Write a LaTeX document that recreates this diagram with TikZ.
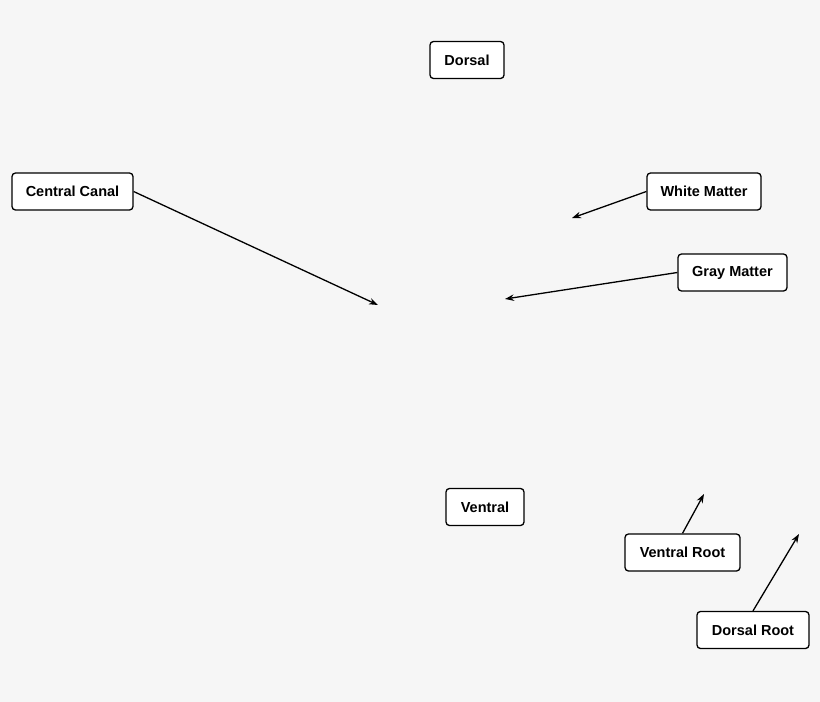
\documentclass[tikz,border=0pt]{standalone}
\usepackage{fontspec}
\setmainfont{Liberation Sans}
\usetikzlibrary{arrows.meta}
\begin{document}
\begin{tikzpicture}[x=1pt,y=-1pt,
  lbl/.style={draw=black,line width=1.3pt,fill=white,rounded corners=3.5pt,font=\fontsize{14.5}{17}\selectfont\bfseries,inner sep=0pt,minimum height=37pt},
  arr/.style={-{Stealth[length=9pt,width=6.5pt]},line width=1.3pt}]
\fill[fill={rgb,255:red,246;green,246;blue,246}] (0,0) rectangle (820,702);
\useasboundingbox (0,0) rectangle (820,702);
\node[lbl,minimum width=74pt] (dorsal) at (467,60) {Dorsal};
\node[lbl,minimum width=121pt] (cc) at (72.5,191.5) {Central Canal};
\node[lbl,minimum width=114pt] (wm) at (704,191.5) {White Matter};
\node[lbl,minimum width=109pt] (gm) at (732.5,272.5) {Gray Matter};
\node[lbl,minimum width=78pt] (ventral) at (485,507) {Ventral};
\node[lbl,minimum width=115pt] (vr) at (682.5,552.5) {Ventral Root};
\node[lbl,minimum width=112pt] (dr) at (753,630) {Dorsal Root};
\coordinate (ccT) at (378,305);
\coordinate (wmT) at (572,218);
\coordinate (gmT) at (505,299);
\coordinate (vrT) at (704,494);
\coordinate (drT) at (799,534);
\draw[arr] (cc.east) -- (ccT);
\draw[arr] (wm.west) -- (wmT);
\draw[arr] (gm.west) -- (gmT);
\draw[arr] (vr.north) -- (vrT);
\draw[arr] (dr.north) -- (drT);
\end{tikzpicture}
\end{document}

• **Exercise aim**
Repeat the material above verbatim, with no pictures in the output.

• **Task result**
Write a LaTeX document that recreates this diagram with TikZ.
\documentclass[tikz,border=0pt]{standalone}
\usepackage{fontspec}
\setmainfont{Liberation Sans}
\usetikzlibrary{arrows.meta}
\begin{document}
\begin{tikzpicture}[x=1pt,y=-1pt,
  lbl/.style={draw=black,line width=1.3pt,fill=white,rounded corners=3.5pt,font=\fontsize{14.5}{17}\selectfont\bfseries,inner sep=0pt,minimum height=37pt},
  arr/.style={-{Stealth[length=9pt,width=6.5pt]},line width=1.3pt}]
\fill[fill={rgb,255:red,246;green,246;blue,246}] (0,0) rectangle (820,702);
\useasboundingbox (0,0) rectangle (820,702);
\node[lbl,minimum width=74pt] (dorsal) at (467,60) {Dorsal};
\node[lbl,minimum width=121pt] (cc) at (72.5,191.5) {Central Canal};
\node[lbl,minimum width=114pt] (wm) at (704,191.5) {White Matter};
\node[lbl,minimum width=109pt] (gm) at (732.5,272.5) {Gray Matter};
\node[lbl,minimum width=78pt] (ventral) at (485,507) {Ventral};
\node[lbl,minimum width=115pt] (vr) at (682.5,552.5) {Ventral Root};
\node[lbl,minimum width=112pt] (dr) at (753,630) {Dorsal Root};
\coordinate (ccT) at (378,305);
\coordinate (wmT) at (572,218);
\coordinate (gmT) at (505,299);
\coordinate (vrT) at (704,494);
\coordinate (drT) at (799,534);
\draw[arr] (cc.east) -- (ccT);
\draw[arr] (wm.west) -- (wmT);
\draw[arr] (gm.west) -- (gmT);
\draw[arr] (vr.north) -- (vrT);
\draw[arr] (dr.north) -- (drT);
\end{tikzpicture}
\end{document}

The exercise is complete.